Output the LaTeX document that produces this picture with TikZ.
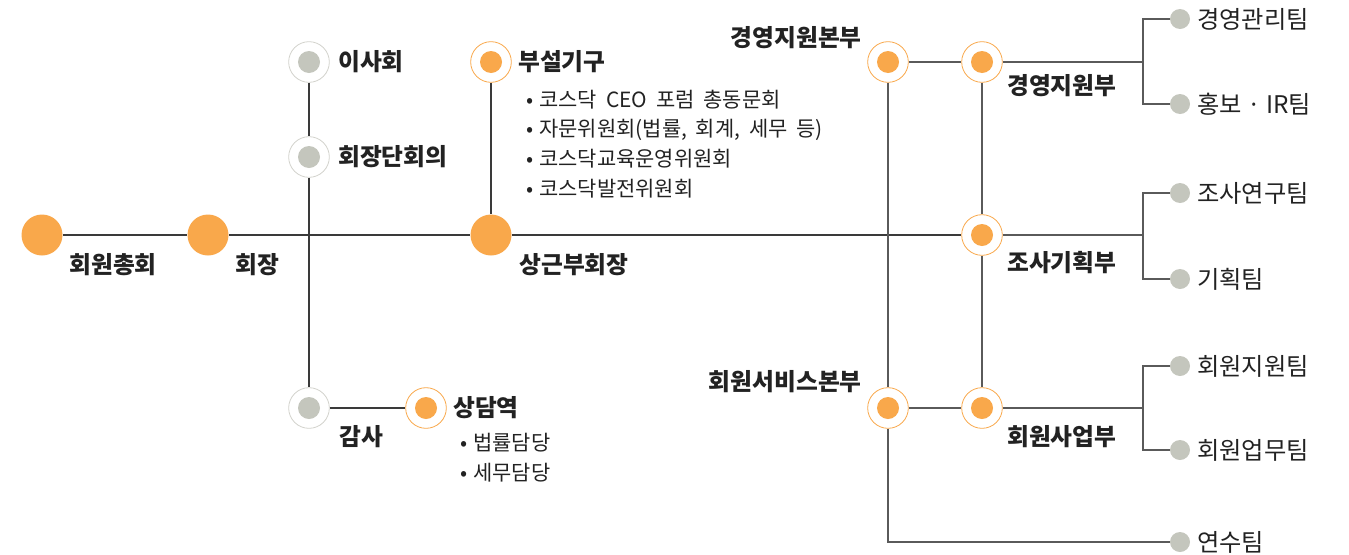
\documentclass[tikz,border=0pt]{standalone}
\usepackage{fontspec}
\setmainfont{Noto Sans CJK KR}
\newfontfamily\bltfont{Noto Sans CJK KR}[WordSpace=1.9]
\definecolor{orng}{HTML}{F9A84B}
\definecolor{dotg}{HTML}{C4C6BD}
\definecolor{ringg}{HTML}{D2D2CC}
\definecolor{linec}{HTML}{3A3A3A}
\definecolor{linerc}{HTML}{5A5A5A}
\definecolor{txt}{HTML}{222222}
\newcommand{\bul}{•\hspace{4.5pt}}
\tikzset{
 ln/.style={draw=linec, line width=0.8pt},
 lnr/.style={draw=linerc, line width=0.8pt},
 bigdot/.style={circle, fill=orng, minimum size=30.75pt, inner sep=0pt},
 oring/.style={circle, draw=orng, line width=0.6pt, fill=white, minimum size=30.5pt, inner sep=0pt,
   path picture={\fill[orng] (path picture bounding box.center) circle (8.25pt);}},
 gring/.style={circle, draw=ringg, line width=0.6pt, fill=white, minimum size=30.5pt, inner sep=0pt,
   path picture={\fill[dotg] (path picture bounding box.center) circle (8.25pt);}},
 tdot/.style={circle, fill=dotg, minimum size=15pt, inner sep=0pt},
 lab/.style={font=\fontsize{17.8}{19}\selectfont\bfseries, text=txt, inner sep=0pt},
 tlab/.style={font=\fontsize{18.2}{19}\selectfont, text=txt, inner sep=0pt, anchor=west},
 blt/.style={font=\bltfont\fontsize{15.7}{17}\selectfont, text=txt, inner sep=0pt, anchor=west},
}
\begin{document}
\begin{tikzpicture}[x=0.75pt, y=-0.75pt]
\useasboundingbox (0,0) rectangle (1349,554);
% main nodes
\node[bigdot] (zh) at (42,235) {};
\node[bigdot] (hj) at (208,235) {};
\node[bigdot] (sg) at (491,235) {};
\node[gring] (is) at (309,62) {};
\node[gring] (hd) at (309,157) {};
\node[gring] (gs) at (309,408) {};
\node[oring] (sd) at (426,408) {};
\node[oring] (bs) at (491,62) {};
\node[oring] (gjb) at (888,62) {};
\node[oring] (gj) at (982,62) {};
\node[oring] (jg) at (982,235) {};
\node[oring] (hsb) at (888,408) {};
\node[oring] (hs) at (982,408) {};
% team dots
\node[tdot] (t1) at (1180,19) {};
\node[tdot] (t2) at (1180,104) {};
\node[tdot] (t3) at (1180,193) {};
\node[tdot] (t4) at (1180,279) {};
\node[tdot] (t5) at (1180,366) {};
\node[tdot] (t6) at (1180,450) {};
\node[tdot] (t7) at (1180,542) {};
% bracket coordinates
\coordinate (b1t) at (1143,19);
\coordinate (b1m) at (1143,62);
\coordinate (b1b) at (1143,104);
\coordinate (b2t) at (1143,193);
\coordinate (b2m) at (1143,235);
\coordinate (b2b) at (1143,279);
\coordinate (b3t) at (1143,366);
\coordinate (b3m) at (1143,408);
\coordinate (b3b) at (1143,450);
\coordinate (yc) at (888,542);
% connectors
\draw[ln] (zh) -- (hj);
\draw[ln] (hj) -- (sg);
\draw[ln] (sg) -- (jg);
\draw[ln] (is) -- (hd);
\draw[ln] (hd) -- (gs);
\draw[ln] (gs) -- (sd);
\draw[ln] (bs) -- (sg);
\draw[lnr] (gjb) -- (gj);
\draw[lnr] (gjb) -- (hsb);
\draw[lnr] (hsb) -- (hs);
\draw[lnr] (hsb) -- (yc) -- (t7);
\draw[lnr] (gj) -- (jg);
\draw[lnr] (jg) -- (hs);
\draw[lnr] (gj) -- (b1m);
\draw[lnr] (t1) -- (b1t) -- (b1b) -- (t2);
\draw[lnr] (jg) -- (b2m);
\draw[lnr] (t3) -- (b2t) -- (b2b) -- (t4);
\draw[lnr] (hs) -- (b3m);
\draw[lnr] (t5) -- (b3t) -- (b3b) -- (t6);
% labels
\node[lab] (l1) at (113,265) {회원총회};
\node[lab] (l2) at (257,265) {회장};
\node[lab, anchor=west] (l3) at (338,62) {이사회};
\node[lab, anchor=west] (l4) at (338,157) {회장단회의};
\node[lab] (l5) at (361,437) {감사};
\node[lab, anchor=west] (l6) at (453,408) {상담역};
\node[blt] (l6a) at (460,443) {\bul 법률담당};
\node[blt] (l6b) at (460,473) {\bul 세무담당};
\node[lab, anchor=west] (l7) at (518,62) {부설기구};
\node[blt] (l7a) at (526,100) {\bul 코스닥 CEO 포럼 총동문회};
\node[blt] (l7b) at (526,130) {\bul 자문위원회(법률, 회계, 세무 등)};
\node[blt] (l7c) at (526,159) {\bul 코스닥교육운영위원회};
\node[blt] (l7d) at (526,189) {\bul 코스닥발전위원회};
\node[lab] (l8) at (574,265) {상근부회장};
\node[lab, anchor=east] (l9) at (862,38) {경영지원본부};
\node[lab, anchor=west] (l10) at (1007,86) {경영지원부};
\node[lab, anchor=west] (l11) at (1007,263) {조사기획부};
\node[lab, anchor=east] (l12) at (862,382) {회원서비스본부};
\node[lab, anchor=west] (l13) at (1007,437) {회원사업부};
\node[tlab] (m1) at (1197,19) {경영관리팀};
\node[tlab] (m2) at (1197,104) {홍보 · IR팀};
\node[tlab] (m3) at (1197,193) {조사연구팀};
\node[tlab] (m4) at (1197,279) {기획팀};
\node[tlab] (m5) at (1197,366) {회원지원팀};
\node[tlab] (m6) at (1197,450) {회원업무팀};
\node[tlab] (m7) at (1197,542) {연수팀};
\end{tikzpicture}
\end{document}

+ + + + +

Work to do: All of the data above should be transcribed verbatim, with pictures omitted.

Answer:
Output the LaTeX document that produces this picture with TikZ.
\documentclass[tikz,border=0pt]{standalone}
\usepackage{fontspec}
\setmainfont{Noto Sans CJK KR}
\newfontfamily\bltfont{Noto Sans CJK KR}[WordSpace=1.9]
\definecolor{orng}{HTML}{F9A84B}
\definecolor{dotg}{HTML}{C4C6BD}
\definecolor{ringg}{HTML}{D2D2CC}
\definecolor{linec}{HTML}{3A3A3A}
\definecolor{linerc}{HTML}{5A5A5A}
\definecolor{txt}{HTML}{222222}
\newcommand{\bul}{•\hspace{4.5pt}}
\tikzset{
 ln/.style={draw=linec, line width=0.8pt},
 lnr/.style={draw=linerc, line width=0.8pt},
 bigdot/.style={circle, fill=orng, minimum size=30.75pt, inner sep=0pt},
 oring/.style={circle, draw=orng, line width=0.6pt, fill=white, minimum size=30.5pt, inner sep=0pt,
   path picture={\fill[orng] (path picture bounding box.center) circle (8.25pt);}},
 gring/.style={circle, draw=ringg, line width=0.6pt, fill=white, minimum size=30.5pt, inner sep=0pt,
   path picture={\fill[dotg] (path picture bounding box.center) circle (8.25pt);}},
 tdot/.style={circle, fill=dotg, minimum size=15pt, inner sep=0pt},
 lab/.style={font=\fontsize{17.8}{19}\selectfont\bfseries, text=txt, inner sep=0pt},
 tlab/.style={font=\fontsize{18.2}{19}\selectfont, text=txt, inner sep=0pt, anchor=west},
 blt/.style={font=\bltfont\fontsize{15.7}{17}\selectfont, text=txt, inner sep=0pt, anchor=west},
}
\begin{document}
\begin{tikzpicture}[x=0.75pt, y=-0.75pt]
\useasboundingbox (0,0) rectangle (1349,554);
% main nodes
\node[bigdot] (zh) at (42,235) {};
\node[bigdot] (hj) at (208,235) {};
\node[bigdot] (sg) at (491,235) {};
\node[gring] (is) at (309,62) {};
\node[gring] (hd) at (309,157) {};
\node[gring] (gs) at (309,408) {};
\node[oring] (sd) at (426,408) {};
\node[oring] (bs) at (491,62) {};
\node[oring] (gjb) at (888,62) {};
\node[oring] (gj) at (982,62) {};
\node[oring] (jg) at (982,235) {};
\node[oring] (hsb) at (888,408) {};
\node[oring] (hs) at (982,408) {};
% team dots
\node[tdot] (t1) at (1180,19) {};
\node[tdot] (t2) at (1180,104) {};
\node[tdot] (t3) at (1180,193) {};
\node[tdot] (t4) at (1180,279) {};
\node[tdot] (t5) at (1180,366) {};
\node[tdot] (t6) at (1180,450) {};
\node[tdot] (t7) at (1180,542) {};
% bracket coordinates
\coordinate (b1t) at (1143,19);
\coordinate (b1m) at (1143,62);
\coordinate (b1b) at (1143,104);
\coordinate (b2t) at (1143,193);
\coordinate (b2m) at (1143,235);
\coordinate (b2b) at (1143,279);
\coordinate (b3t) at (1143,366);
\coordinate (b3m) at (1143,408);
\coordinate (b3b) at (1143,450);
\coordinate (yc) at (888,542);
% connectors
\draw[ln] (zh) -- (hj);
\draw[ln] (hj) -- (sg);
\draw[ln] (sg) -- (jg);
\draw[ln] (is) -- (hd);
\draw[ln] (hd) -- (gs);
\draw[ln] (gs) -- (sd);
\draw[ln] (bs) -- (sg);
\draw[lnr] (gjb) -- (gj);
\draw[lnr] (gjb) -- (hsb);
\draw[lnr] (hsb) -- (hs);
\draw[lnr] (hsb) -- (yc) -- (t7);
\draw[lnr] (gj) -- (jg);
\draw[lnr] (jg) -- (hs);
\draw[lnr] (gj) -- (b1m);
\draw[lnr] (t1) -- (b1t) -- (b1b) -- (t2);
\draw[lnr] (jg) -- (b2m);
\draw[lnr] (t3) -- (b2t) -- (b2b) -- (t4);
\draw[lnr] (hs) -- (b3m);
\draw[lnr] (t5) -- (b3t) -- (b3b) -- (t6);
% labels
\node[lab] (l1) at (113,265) {회원총회};
\node[lab] (l2) at (257,265) {회장};
\node[lab, anchor=west] (l3) at (338,62) {이사회};
\node[lab, anchor=west] (l4) at (338,157) {회장단회의};
\node[lab] (l5) at (361,437) {감사};
\node[lab, anchor=west] (l6) at (453,408) {상담역};
\node[blt] (l6a) at (460,443) {\bul 법률담당};
\node[blt] (l6b) at (460,473) {\bul 세무담당};
\node[lab, anchor=west] (l7) at (518,62) {부설기구};
\node[blt] (l7a) at (526,100) {\bul 코스닥 CEO 포럼 총동문회};
\node[blt] (l7b) at (526,130) {\bul 자문위원회(법률, 회계, 세무 등)};
\node[blt] (l7c) at (526,159) {\bul 코스닥교육운영위원회};
\node[blt] (l7d) at (526,189) {\bul 코스닥발전위원회};
\node[lab] (l8) at (574,265) {상근부회장};
\node[lab, anchor=east] (l9) at (862,38) {경영지원본부};
\node[lab, anchor=west] (l10) at (1007,86) {경영지원부};
\node[lab, anchor=west] (l11) at (1007,263) {조사기획부};
\node[lab, anchor=east] (l12) at (862,382) {회원서비스본부};
\node[lab, anchor=west] (l13) at (1007,437) {회원사업부};
\node[tlab] (m1) at (1197,19) {경영관리팀};
\node[tlab] (m2) at (1197,104) {홍보 · IR팀};
\node[tlab] (m3) at (1197,193) {조사연구팀};
\node[tlab] (m4) at (1197,279) {기획팀};
\node[tlab] (m5) at (1197,366) {회원지원팀};
\node[tlab] (m6) at (1197,450) {회원업무팀};
\node[tlab] (m7) at (1197,542) {연수팀};
\end{tikzpicture}
\end{document}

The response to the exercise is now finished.